Se non fossi assolutamente certo dell’onestà intellettuale dei giornalisti Antonio Polito - attuale direttore del “Corriere del Mezzogiorno” - e Marco Demarco - editorialista oltre che ex direttore dello stesso giornale - potrei sospettare che le loro considerazioni politiche svolte sulle elezioni regionali in Campania non siano dettate solo dal fatto che essi sono praticamente dei militanti del Partito democratico, ma anche da ragioni meno confessabili e molto più concrete.
Non mi si dica, perciò, parlando dell’editoriale di Demarco del “Corriere del Mezzogiorno” del 2 giugno scorso, che è vera analisi politica dare del colpevole a Stefano Caldoro per aver lasciato per strada l’alleanza con Ciriaco De Mita e non stigmatizzare il comportamento trasformista del leader di Nusco che può passare, con disinvoltura e senza dare spiegazioni, da uno schieramento all’altro senza minimamente scandalizzare né l’opinione pubblica né la stampa impegnata.
Ma, se il commento di Demarco è, a mio parere, sicuramente anomalo perché trascura la forte astensione al voto (meno dell’11 per cento rispetto all’ultima elezione regionale), sottovaluta l’affermazione dei grillini ed elude di evidenziare l’omologazione dell’intero Meridione al governo centrale, non meno “strane” ritengo le considerazioni prodotte dalle colonne del “Corsera” da Antonio Polito. Questi, infatti, quasi si congratula con Matteo Renzi per aver evitato la sconfitta sul piano nazionale avallando, con cinismo e spregiudicatezza, la vittoria di De Luca a Governatore della Campania nonostante questo successo sia da ascrivere in egual misura tanto a De Mita quanto al disprezzato voto dei cosiddetti “cosentiani”. E ancora non basta perché egli commette un’omissione enorme quando non prende affatto in esame l’esplosione della Lega e che Matteo Salvini ha letteralmente superato il Rubicone e sfondato in tutto il centro Italia.

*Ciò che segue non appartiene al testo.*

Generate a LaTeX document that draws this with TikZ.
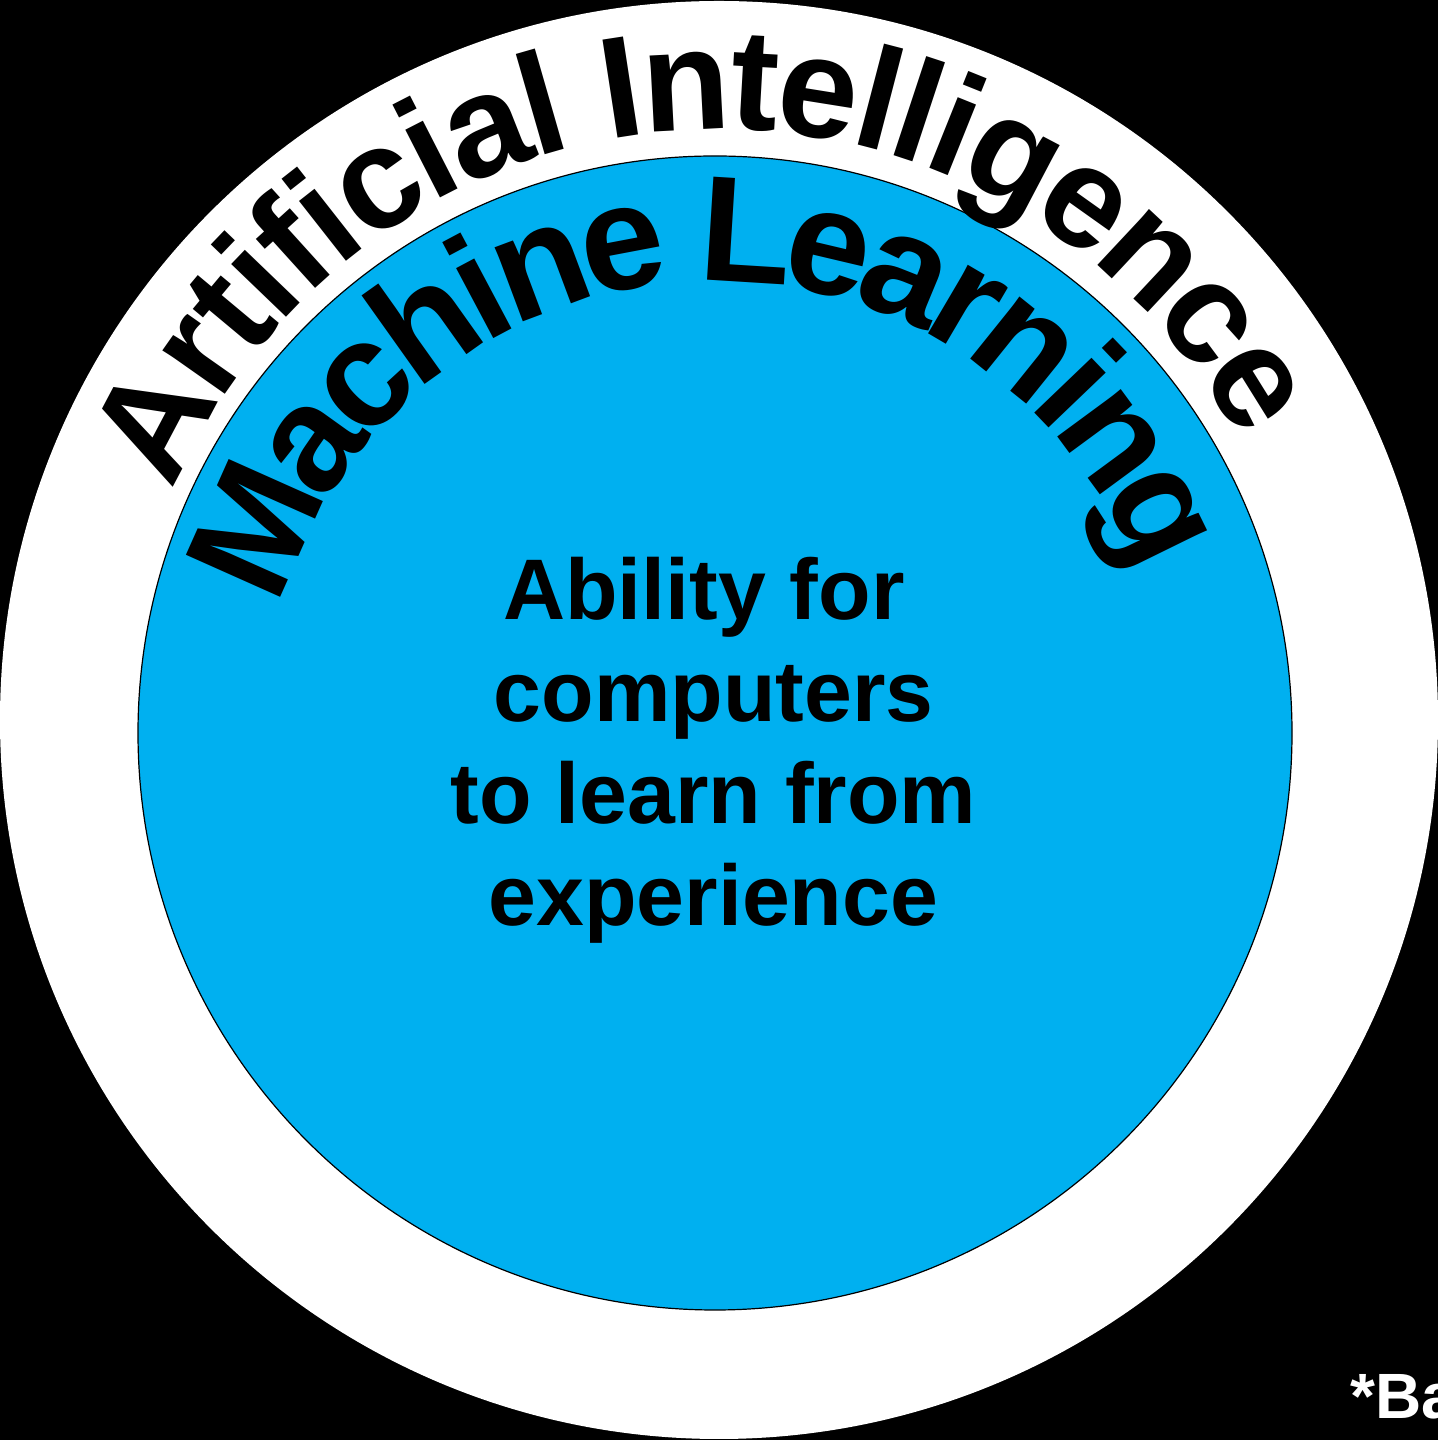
\documentclass[tikz,border=0pt]{standalone}
\usepackage{fontspec}
\setmainfont{Liberation Sans}
\usetikzlibrary{decorations.text}
\definecolor{mlblue}{HTML}{00B0F0}
\begin{document}
\begin{tikzpicture}[x=1pt,y=1pt,
  ring/.style={circle, inner sep=0pt, outer sep=0pt},
  desc/.style={anchor=base, inner sep=0pt, font=\fontsize{86}{103}\selectfont\bfseries}]
\fill[black] (0,0) rectangle (1438,1440);
\useasboundingbox (0,0) rectangle (1438,1440);
\node[ring, fill=white, minimum size=1438pt] (ai) at (719,720) {};
\node[ring, fill=mlblue, draw=black, line width=1.2pt, minimum size=1154pt] (ml) at (715,707) {};
\path[decorate, decoration={text along path, text align=center, raise=-36pt,
  text={|\fontsize{144}{173}\selectfont\bfseries|Artificial Intelligence}}]
  ([shift={(185.2:627pt)}]ai.center) arc[start angle=185.2, end angle=0, radius=627pt];
\path[decorate, decoration={text along path, text align=center, raise=-63pt,
  text={|\fontsize{150}{180}\selectfont\bfseries|Machine Learning}}]
  ([shift={(184:515pt)}]ml.center) arc[start angle=184, end angle=0, radius=515pt];
\node[desc] (l1) at (704,820) {Ability for};
\node[desc] (l2) at (713.5,718) {computers};
\node[desc] (l3) at (713.5,616) {to learn from};
\node[desc] (l4) at (713.5,514) {experience};
\node[anchor=base west, inner sep=0pt, text=white, font=\fontsize{64}{77}\selectfont\bfseries] (note) at (1350,21) {*Ba};
\end{tikzpicture}
\end{document}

Ora, se il quadro delle perplessità fatte è abbastanza chiaro, vorrei essere io a porre a questi due signori la seguente domanda: “Se è vero che la funzione degli intellettuali meridionali è di concorrere a liberare il Sud dalle baronie personali, dai cacicchi locali e dall’atavico difetto del trasformismo, perché alla prima occasione veramente utile vi avete rinunciato e vi siete appiattiti su un vuoto e sterile commento su quanto è avvenuto senza affrontare minimamente le cause vere?”.